Hoje em dia temos uma determinada tecnologia que foi desenvolvida a partir das grandes descobertas científicas dos últimos séculos. Se formos levar em conta tudo que sabemos de ciência e de tecnologia, não é possível, e provavelmente não será possível no futuro longínquo. Isso porque não temos como manusear o tempo nesse aspecto. A viagem no tempo teria problemas também, porque se você for ao futuro, pode mudá-lo. E se for ao passado, também pode mudar o futuro. É muito estranho falarmos disso, pois se algum dia tivéssemos feito alguma viagem para o futuro, já teríamos indícios disso, e não temos. É difícil falar, mas acho pouco provável.
Você desenvolve um conjunto bastante diversificado de atividades, e dedica boa parte do seu tempo à divulgação do conhecimento científico. Qual a importância disso para você?
Eu acho muito importante que o cientista divulgue a ciência que faz. É uma responsabilidade dele mostrar para o público o trabalho que vem fazendo. A maioria dos trabalhos científicos é feita com financiamento do governo, isso quer dizer: imposto do povo. Então, o povo precisa saber qual a ciência que está sendo feita, precisa se informar da importância da ciência.
Um país desenvolvido faz ciência séria e divulga a ciência que faz. É por isso que eu faço isso. Faço também um trabalho com as meninas, tentando motivá-las para a ciência, já que temos poucas nas áreas científicas. A contribuição das mulheres tem sido negligenciada por muitas décadas, e precisamos mudar isso. Muitas soluções podem vir das mulheres, e não sabemos quanto já foi desperdiçado do talento daquelas que poderiam ter sido cientistas.
Você fica angustiada como movimentos anticientíficos, como o terraplanista, ganhando força?
É muito preocupante essa onda de notícias falsas, as fake news, que são propagadas pela internet, e as pessoas acreditam. Isso acontece com a ciência também. O movimento terraplanista não é nada mais do que isso, meia dúzia de loucos que resolveram contestar algo que é incontestável. Eles acabam encontrando seguidores, pessoas que são céticas, ou que são extremamente negativas, e acreditam em todo tipo de conspiração. A maioria das fake news tem a ver com essas teorias da conspiração.

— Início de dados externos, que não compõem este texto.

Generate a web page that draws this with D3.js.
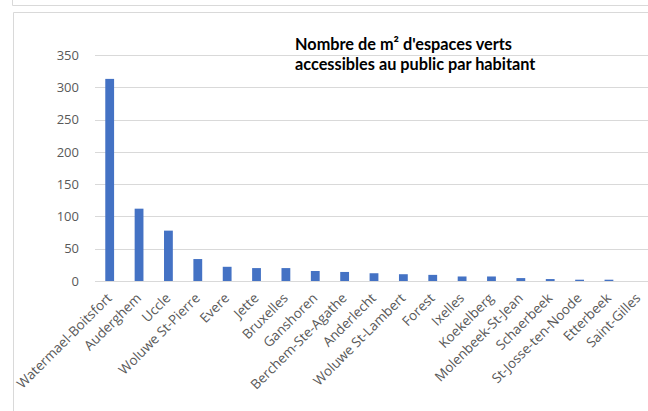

É preocupante, e a única coisa que podemos fazer é continuar informando o público do contrário, e explicar porque está errado. Não deixar que isso se espalhe mais, e cada vez mais explicar em linguagem simples os conceitos complexos. Se nós não falarmos em linguagem simples, essas pessoas loucas acabam aumentando a circulação de coisas incorretas. É muito frustrante, mas vejo isso como um desafio para a nova geração de cientistas lidar.
Você dá muitas entrevistas. Sente que as perguntas que lhe são feitas são diferentes das direcionadas aos colegas homens?
As perguntas geralmente têm a ver com a minha trajetória, por que eu fiz isso, ou por que eu escolhi aquilo. Não sei se os homens são perguntados assim. Não tem uma vez que não venha essa pergunta: como você foi fazer isso? E me perguntam muito como é ser mulher na ciência. As meninas nas escolas que visito querem saber como é ser mulher em um campo dominado por homens. E eu sempre respondo que é difícil! Toda minoria passa por dificuldades, então não é muito simples ser minoria. Mas falo sempre para não desistirem, para seguirem os sonhos, se for isso que goste de fazer e que tenha o talento para fazer. Então sim, as perguntas podem ser diferentes, mas nada muito sintomático.
Quais você acha que podem ser as próximas grandes descobertas na astronomia?
Do que é feita a energia escura e a matéria escura.